Shocking pictures show how a mother “used her seven-year-old son’s asthma pump to smoke drugs” before he was found dead, a court heard.
Hakeem Hussain was found by paramedics in the garden of a house on Cook Street, Birmingham, on 26 November 2017 after he suffered an asthma attack.
The temperature outside at the time was near freezing, at 2 or 3C, and Hakeem was only wearing a top and pajama bottoms, the jury was told.
His mother, Laura Heath, 40, has now been found guilty of fatally neglecting her son after he died alone and “gasping for air”. She was convicted at Coventry Crown Court on Friday of gross negligence manslaughter of “frail” Hakeem – having previously admitted to four counts of child cruelty before the trial.
Pictures shared with The Independentand which were shown to the jury in Coventry Crown Court during the trial, show Laura Heath and Hakeem’s home full of rubbish and clutter.
Prosecution argued that the photos taken by West Midlands Police show how Hakeem’s mother “used his blue inhalers to smoke drugs”.
Describing the images, prosecuting lawyer Matthew Brook said: “Blue inhalers with foil over them.
“Her use of asthma equipment to smoke drugs, you might think, is a metaphor for her neglect of Hakeem.”
Prosecutors argued that at the time of Hakeem’s death “sourcing heroin and crack cocaine” had become his mother’s “first priority in life.”
The court heard that Laura Heath and Hakeem had temporarily moved from a house on Long Acre to a house on Cook Street in the days before Hakeem’s death, with Heath going back and forth between the properties.
Jurors were shown pictures of both properties to illustrate how Hakeem and his mother were living at the time.
They heard how Chloe Cooper, a friend of Laura Heath, had gone round to the Cook Street address at around 1.20am on 25 November 2017 to meet up with Heath. She had been “shocked” by the scene she found there, describing it as “not clean” and smelling of “raw smoke”.
Ms Cooper carried Hakeem to the Long Acre property with Heath, the court heard, but she found the other home to be worse than Cook Street.
Ms Cooper told the court that in the past Laura Heath’s homes had been “decent and nice”, adding that she was a “fabulous cook.”
However she described the property at Long Acre, saying: “It wasn’t home at all for her or Hakeem. It was just bags and bags. As soon as you walked in. The kitchen was disgusting. The front room wasn’t nice. It wasn’t the way I knew Laura lived.”
Ms Cooper said that Hakeem didn’t have a bedroom but slept on the sofa.
One of Hakeem’s primary school teachers, Neelam Kumari, told the court she thought the seven-year-old had been “neglected” by his mother. Asked about his appearance at school, Ms Kumari said: “He was neglected. Dirty, overgrown hair, dirty clothes. You could see from his hands that he had not had a bath in I do not know how many days.
“He was not very well looked after, physical health-wise.” She added that his asthma had been getting worse “day by day”.

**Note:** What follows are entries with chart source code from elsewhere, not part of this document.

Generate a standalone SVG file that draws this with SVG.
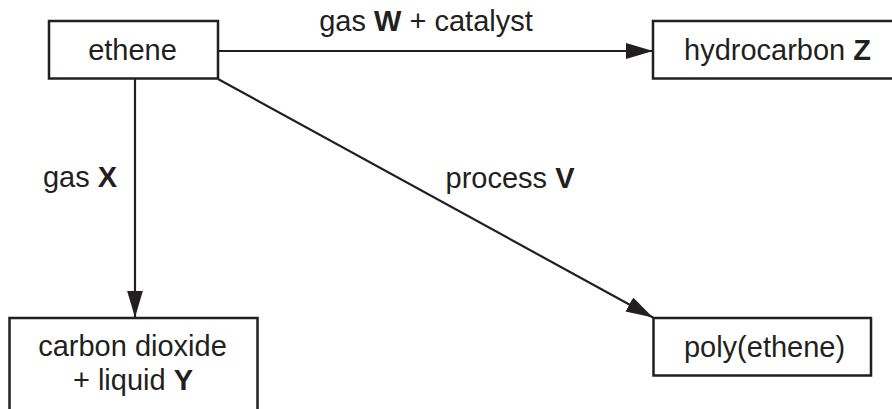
<svg xmlns="http://www.w3.org/2000/svg" width="892" height="409" viewBox="0 0 892 409">
<defs>
<style>
.box{fill:#fff;stroke:#231f20;stroke-width:2.5}
.ln{fill:none;stroke:#231f20;stroke-width:2.2}
text{font-family:"Liberation Sans",Arial,sans-serif;font-size:29px;fill:#231f20;text-anchor:middle}
.b{font-weight:bold}
</style>
<marker id="arr" markerUnits="userSpaceOnUse" markerWidth="28" markerHeight="16" viewBox="0 0 28 16" refX="27" refY="8" orient="auto">
<path d="M0,0 L27,8 L0,16 Z" fill="#231f20"/>
</marker>
</defs>
<g id="connectors">
<line class="ln" x1="218" y1="51" x2="653" y2="51" marker-end="url(#arr)"/>
<line class="ln" x1="135" y1="79" x2="135" y2="317.5" marker-end="url(#arr)"/>
<line class="ln" x1="218" y1="79" x2="653" y2="317.5" marker-end="url(#arr)"/>
<text x="426" y="31">gas <tspan class="b">W</tspan> + catalyst</text>
<text x="80" y="187">gas <tspan class="b">X</tspan></text>
<text x="510" y="188">process <tspan class="b">V</tspan></text>
</g>
<g id="ethene">
<rect class="box" x="49" y="21" width="169" height="57.5"/>
<text x="132.5" y="60">ethene</text>
</g>
<g id="hydrocarbonZ">
<rect class="box" x="653" y="21" width="260" height="57.5"/>
<text x="777.5" y="60">hydrocarbon <tspan class="b">Z</tspan></text>
</g>
<g id="co2">
<rect class="box" x="9.5" y="318" width="248" height="120"/>
<text x="132.5" y="356">carbon dioxide</text>
<text x="133" y="390">+ liquid <tspan class="b">Y</tspan></text>
</g>
<g id="poly">
<rect class="box" x="653.5" y="318" width="217.5" height="57.5"/>
<text x="764.5" y="357">poly(ethene)</text>
</g>
</svg>
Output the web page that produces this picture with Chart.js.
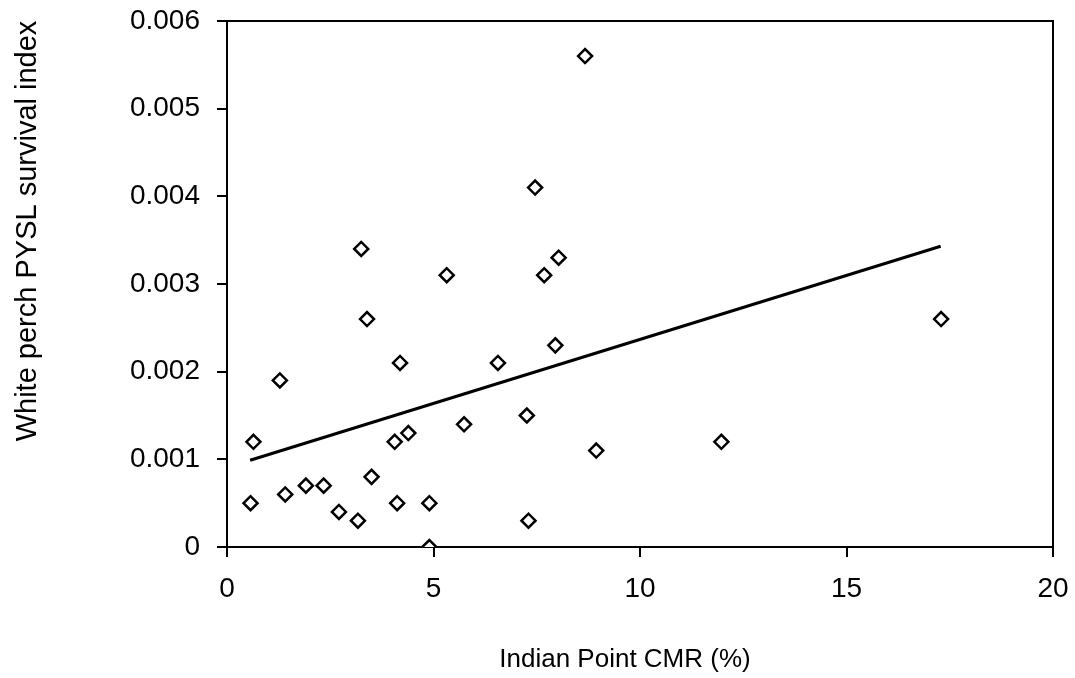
<!DOCTYPE html>
<html>
<head>
<meta charset="utf-8">
<script src="https://cdn.jsdelivr.net/npm/chart.js@4/dist/chart.umd.min.js"></script>
<style>
  html, body { margin: 0; padding: 0; background: #fff; }
  canvas { display: block; }
</style>
</head>
<body>
<canvas id="c" width="1075" height="678"></canvas>
<script>
// ---- data ----
const cmrValues = [0.57, 0.64, 1.28, 1.41, 1.91, 2.34, 2.71, 3.17, 3.25, 3.39,
                   3.50, 4.06, 4.12, 4.19, 4.39, 4.90, 4.90, 5.32, 5.74, 6.56,
                   7.26, 7.30, 7.46, 7.68, 7.95, 8.03, 8.67, 8.94, 11.97, 17.29];
const survivalValues = [0.0005, 0.0012, 0.0019, 0.0006, 0.0007, 0.0007, 0.0004, 0.0003, 0.0034, 0.0026,
                        0.0008, 0.0012, 0.0005, 0.0021, 0.0013, 0.0005, 0.0000, 0.0031, 0.0014, 0.0021,
                        0.0015, 0.0003, 0.0041, 0.0031, 0.0023, 0.0033, 0.0056, 0.0011, 0.0012, 0.0026];
const trendX = [0.56, 17.28];
const trendY = [0.00099, 0.00343];
const xTicks = [0, 5, 10, 15, 20];
const yTicks = [0, 0.001, 0.002, 0.003, 0.004, 0.005, 0.006];
const yTickLabels = ['0', '0.001', '0.002', '0.003', '0.004', '0.005', '0.006'];
const xTitle = 'Indian Point CMR (%)';
const yTitle = 'White perch PYSL survival index';

const FONT = '"Liberation Sans", Arial, Helvetica, sans-serif';

const scatterData = cmrValues.map((x, i) => ({ x: x, y: survivalValues[i] }));
const trendData = trendX.map((x, i) => ({ x: x, y: trendY[i] }));

const framePlugin = {
  id: 'frameAndTitles',
  afterDraw(chart) {
    const ctx = chart.ctx;
    const a = chart.chartArea;
    ctx.save();
    // frame top & right
    ctx.strokeStyle = '#000';
    ctx.lineWidth = 2;
    ctx.beginPath();
    ctx.moveTo(a.left, a.top);
    ctx.lineTo(a.right, a.top);
    ctx.lineTo(a.right, a.bottom);
    ctx.stroke();
    // x title
    ctx.fillStyle = '#000';
    ctx.font = '26px ' + FONT;
    ctx.textAlign = 'center';
    ctx.textBaseline = 'alphabetic';
    ctx.fillText(xTitle, (a.left + a.right) / 2 - 15, 667);
    // y title (rotated)
    ctx.font = '29px ' + FONT;
    ctx.translate(36, 231);
    ctx.rotate(-Math.PI / 2);
    ctx.fillText(yTitle, 0, 0);
    ctx.restore();
  }
};

new Chart(document.getElementById('c'), {
  type: 'scatter',
  data: {
    datasets: [
      {
        type: 'line',
        data: trendData,
        borderColor: '#000',
        borderWidth: 3,
        pointRadius: 0,
        fill: false,
        order: 2
      },
      {
        type: 'scatter',
        data: scatterData,
        pointStyle: 'rectRot',
        pointRadius: 7,
        pointBorderWidth: 2.5,
        borderColor: '#000',
        backgroundColor: '#fff',
        pointBorderColor: '#000',
        pointBackgroundColor: '#fff',
        order: 1
      }
    ]
  },
  options: {
    responsive: false,
    animation: false,
    layout: { padding: { left: 130, right: 22, top: 21, bottom: 72 } },
    plugins: { legend: { display: false }, tooltip: { enabled: false } },
    scales: {
      x: {
        type: 'linear',
        min: xTicks[0],
        max: xTicks[xTicks.length - 1],
        afterBuildTicks(scale) { scale.ticks = xTicks.map(v => ({ value: v })); },
        afterFit(scale) { scale.height = 59; scale.paddingLeft = 0; scale.paddingRight = 0; },
        ticks: {
          color: '#000',
          font: { family: FONT, size: 28 },
          padding: 15,
          maxRotation: 0,
          callback: (v) => String(v)
        },
        grid: { display: true, drawOnChartArea: false, drawTicks: true, tickLength: 10, color: '#000', lineWidth: 2 },
        border: { display: true, color: '#000', width: 2 }
      },
      y: {
        type: 'linear',
        min: yTicks[0],
        max: yTicks[yTicks.length - 1],
        afterBuildTicks(scale) { scale.ticks = yTicks.map(v => ({ value: v })); },
        afterFit(scale) { scale.width = 97; scale.paddingTop = 0; scale.paddingBottom = 0; },
        ticks: {
          color: '#000',
          font: { family: FONT, size: 28 },
          padding: 17,
          callback: (v) => { const i = yTicks.findIndex(t => Math.abs(t - v) < 1e-9); return i >= 0 ? yTickLabels[i] : ''; }
        },
        grid: { display: true, drawOnChartArea: false, drawTicks: true, tickLength: 10, color: '#000', lineWidth: 2 },
        border: { display: true, color: '#000', width: 2 }
      }
    }
  },
  plugins: [framePlugin]
});
</script>
</body>
</html>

A teacher at the school, Hannah Fennell, said Hakeem’s uniform and bag had smelled of cigarettes and that she had asked a colleague at the time: “If his bag smells like that what did his house smell like?”
She testified that her jumper had smelled of “stale urine”.
A child protection meeting with Hakeem’s teachers and his social worker had taken place just two days before he was found dead, the court heard.
At the meeting, the school nurse had warned that Hakeem was at risk of dying and that he should be taken away from his mother immediately. The nurse had said that the boy “could die at the weekend”.
But the panel decided that, though Hakeem was at serious risk, he should not be removed from his mother’s care just yet. Instead it was agreed that the family’s social worker would speak to Hakeem’s mother Laura Heath on the Monday, by which time the seven-year-old was dead.
A serious case review into all agencies’ contact with Hakeem Hussain and his mother will now be carried out in the next few weeks.
After the trial, Birmingham’s child prosecution services chief said that there were “clear missed opportunities” by social workers ahead of Hakeem’s death. Andy Couldrick said that the child protection conference “should have happened earlier” and there were “some clear missed opportunities” in the case.
He added: “I think that, for too long, social workers worked in what they believed was partnership with the mother, and didn’t understand the amount of disguise and deception in regards to her substance use, in particular, and Hakeem, and who had an additional area of vulnerability because of his asthma.”
On 26 November 2017, Hakeem Hussain “died alone” from a severe asthma attack outside the Cook street property after he had gone outside during the night to get some air and ease his asthma, the jury was told.
Lawyers told the court that “Hakeem had gone to bed around 10pm the previous evening.”
“The defendant says she joined him in the same bed an hour or two later after she had smoked heroin in the living room… Usually when he had difficulty breathing he would wake his mother up,” lawyer Matthew Brook added.
“The evidence shows on this occasion his mother had not come to his aid and sadly Hakeem’s lifeless body was found in the garden… there was no sign of his asthma medication being with him.”